Using data to keep methane in pipelines

Protecting environmental and consumer interests, while maintaining safe and reliable natural gas service.

We’re advocating for utilities to use cutting-edge leak detection and quantification methods as part of leak repair and pipe replacement programs, so the largest leaks or leakiest pipeline segments can be identified and addressed first, after considering safety factors. We are also advocating for greater transparency in utilities’ leak detection efforts and more frequent leak surveys to ensure that methane remains where it belongs – in our gas pipelines.

Policymakers are increasingly looking at the millions of tons of methane escaping across the oil and natural gas supply chain as both a significant climate problem, and a major opportunity to quickly achieve big greenhouse gas and ratepayer savings.

According to the U.S. Environmental Protection Agency, local distribution system emissions dropped dramatically from 2013 to 2014 (from 20% to 6% of total natural gas system emissions, respectively), thanks in part to an increase in the replacement of leak-prone pipes with plastic piping, which is less leak prone.

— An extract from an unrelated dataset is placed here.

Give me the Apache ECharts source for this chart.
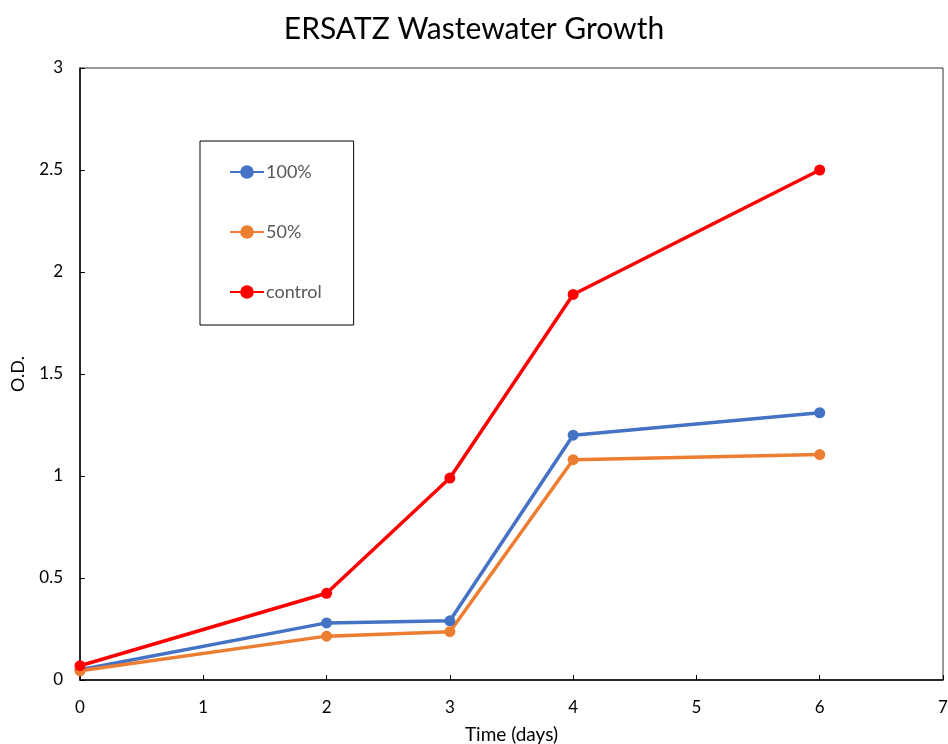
<!DOCTYPE html>
<html>
<head>
<meta charset="utf-8">
<script src="https://cdn.jsdelivr.net/npm/echarts@6/dist/echarts.min.js"></script>
<style>
  html, body { margin: 0; padding: 0; background: #fff; }
  #chart { width: 948px; height: 744px; }
</style>
</head>
<body>
<div id="chart"></div>
<script>
// Sampling days
const days = [0, 2, 3, 4, 6];

// Optical density readings per treatment
const od100 = [0.05, 0.28, 0.29, 1.20, 1.31];
const od50 = [0.045, 0.215, 0.237, 1.08, 1.105];
const odControl = [0.07, 0.425, 0.99, 1.89, 2.50];

const seriesNames = ['100%', '50%', 'control'];
const seriesColors = ['#4472C4', '#ED7D31', '#FF0000'];
const seriesValues = [od100, od50, odControl];

const font = 'Lato, "Open Sans", sans-serif';

const chart = echarts.init(document.getElementById('chart'));

chart.setOption({
  animation: false,
  backgroundColor: '#fff',
  title: {
    text: 'ERSATZ Wastewater Growth',
    left: 'center',
    top: 9,
    textStyle: { fontFamily: font, fontSize: 30, fontWeight: 'normal', color: '#000' }
  },
  grid: {
    left: 80, right: 5, top: 68, bottom: 64,
    outerBoundsMode: 'none',
    show: true,
    borderColor: '#333',
    borderWidth: 1
  },
  legend: {
    orient: 'vertical',
    left: 200,
    top: 141,
    padding: [22, 32, 24, 29],
    itemGap: 42,
    itemWidth: 34,
    itemHeight: 17,
    borderColor: '#000',
    borderWidth: 1,
    data: seriesNames,
    textStyle: { fontFamily: font, fontSize: 18, color: '#595959', padding: [0, 0, 0, -3] }
  },
  xAxis: {
    type: 'value',
    min: 0, max: 7, interval: 1,
    name: 'Time (days)',
    nameLocation: 'middle',
    nameGap: 45,
    nameTextStyle: { fontFamily: font, fontSize: 19, color: '#000' },
    axisLine: { show: true, lineStyle: { color: '#000', width: 1.5 } },
    axisTick: { show: true, inside: true, length: 5, lineStyle: { color: '#000' } },
    axisLabel: { fontFamily: font, fontSize: 17, color: '#000', margin: 19 },
    splitLine: { show: false }
  },
  yAxis: {
    type: 'value',
    min: 0, max: 3, interval: 0.5,
    name: 'O.D.',
    nameLocation: 'middle',
    nameGap: 53,
    nameRotate: 90,
    nameTextStyle: { fontFamily: font, fontSize: 18, color: '#000' },
    axisLine: { show: true, lineStyle: { color: '#000', width: 1.5 } },
    axisTick: { show: true, inside: true, length: 5, lineStyle: { color: '#000' } },
    axisLabel: { fontFamily: font, fontSize: 17, color: '#000', margin: 17 },
    splitLine: { show: false }
  },
  series: seriesNames.map((name, i) => ({
    name: name,
    type: 'line',
    data: days.map((d, j) => [d, seriesValues[i][j]]),
    symbol: 'circle',
    symbolSize: 11,
    lineStyle: { color: seriesColors[i], width: 3.5 },
    itemStyle: { color: seriesColors[i] }
  }))
});
</script>
</body>
</html>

Still, nearly 68,000 miles of leak-prone pipe are in use nationwide, representing an achievable opportunity to reduce methane emissions from the natural gas supply chain.

Pioneering methods

There is a new way for utilities to better track leak-prone pipelines, and ensure that leak repair and pipeline replacement is economically and environmentally efficient.

Combining spatial analytics, advanced leak detection technology and pioneering leak quantification methods like the one EDF is deploying, utilities can now generate data on the relative flow rate of leaks (i.e. volume of gas emitted over time). Thanks to these new methods, utilities can identify and fix the biggest leaks first and address the leakiest segments of their infrastructure as part of pipeline replacement efforts, after considering safety factors. In combination with traditional leak survey methods, utilities can use leak quantification methods to find and reduce methane emissions and save more product than would otherwise be possible, generating the biggest bang for the buck. Natural gas utilities across the country are adopting these new technologies and methods, but there is room for progress at a broader scale across the industry.


  • New Jersey’s largest utility, Public Service Electric and Gas (PSE&G) has used leak quantification data to find and fix some of the biggest leaks in the PSE&G system.
  • EDF has collaborated with several utilities across the U.S. to map and quantify leaks in their systems, demonstrating the viability of state-of-the-art leak detection and leak quantification methods.
  • Leading utilities are becoming more transparent about their leak management efforts with customers and utility commissions. For example, Consolidated Edison of New York is already publishing dynamic leak maps on their website. In January, People’s Gas committed to cutting methane emissions from its Pittsburgh distribution system by half using advanced leak detection methods.